Andoid-RPG-eternitywarriors3-03
In a fairly-balanced game that was actually made in good faith, I could praise the strategic blocking and back-and-forth boss fights as a decent new feature for the Diablo-like genre.  Unfortunately, Eternity Warriors 3 isn't really designed with much care or consideration for being a fun game.  Instead of a persistent system of overworlds or dungeons, the quests warp you to boring timed levels where you have to progress room-by-room and wait for the magical walls to come down before you can advance.  The level design is mostly generic, snaky corridors and the loot is shabby and doesn't offer enough variation.  For a game so fixated on selling you "epic loot," they don't really want to show you what this epic loot might actually look like.  As of my writing this, there's a fusion tournament going on, and everyone is supposed to compete to see who can fuse the best items together.  It's completely bizarre until you realize that it's basically a competition to see who can spend the most money.  The grand prize?  Wondrous Boots of Fortitude, and 25 silver offerings.  The Wondrous Boots of Fortitude just look like plain brown boots, you can't see their stats, and to win these boots, you'd have to fuse more and better items than almost everyone else in the tournament.  Instead of something interesting, exciting or visibly powerful, the grand prize of the tournament is a variation of items that are available right at the start with a new adjective.

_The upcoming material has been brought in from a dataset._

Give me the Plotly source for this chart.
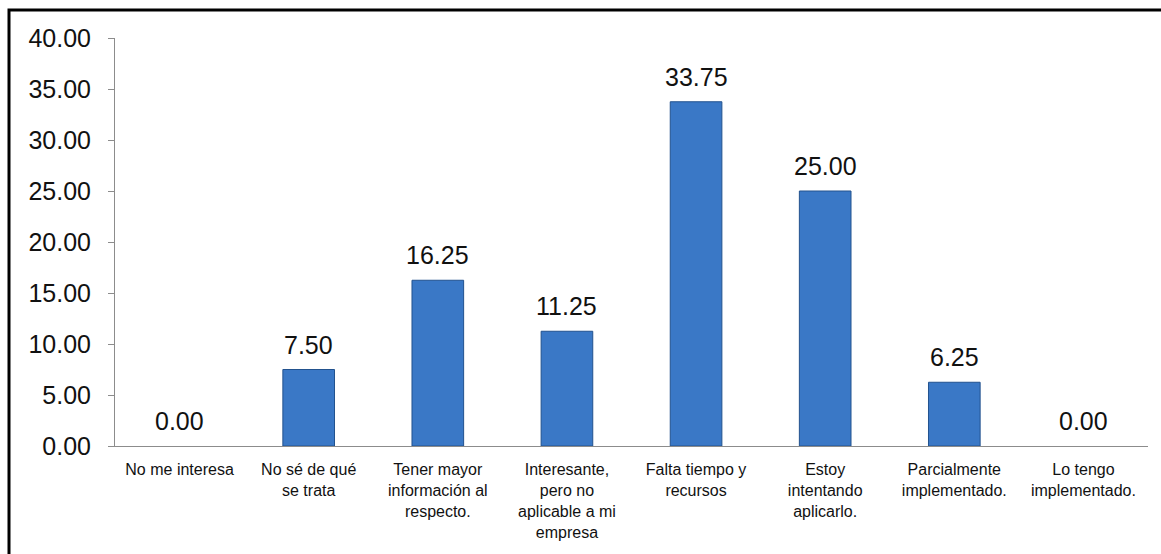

Eternity Warriors 3 is an important example of how in-game transactions can corrupt video games, because it's obvious while playing it that artistic vision and good gameplay are taking a back seat to slapping on a bunch of exploitative microtransactions and waiting for the cash to roll in.  Because it's so brazen, this game might very well make more money than hundreds of labors of love this year, but that doesn't mean it should be your money.  Play a game that respects you instead.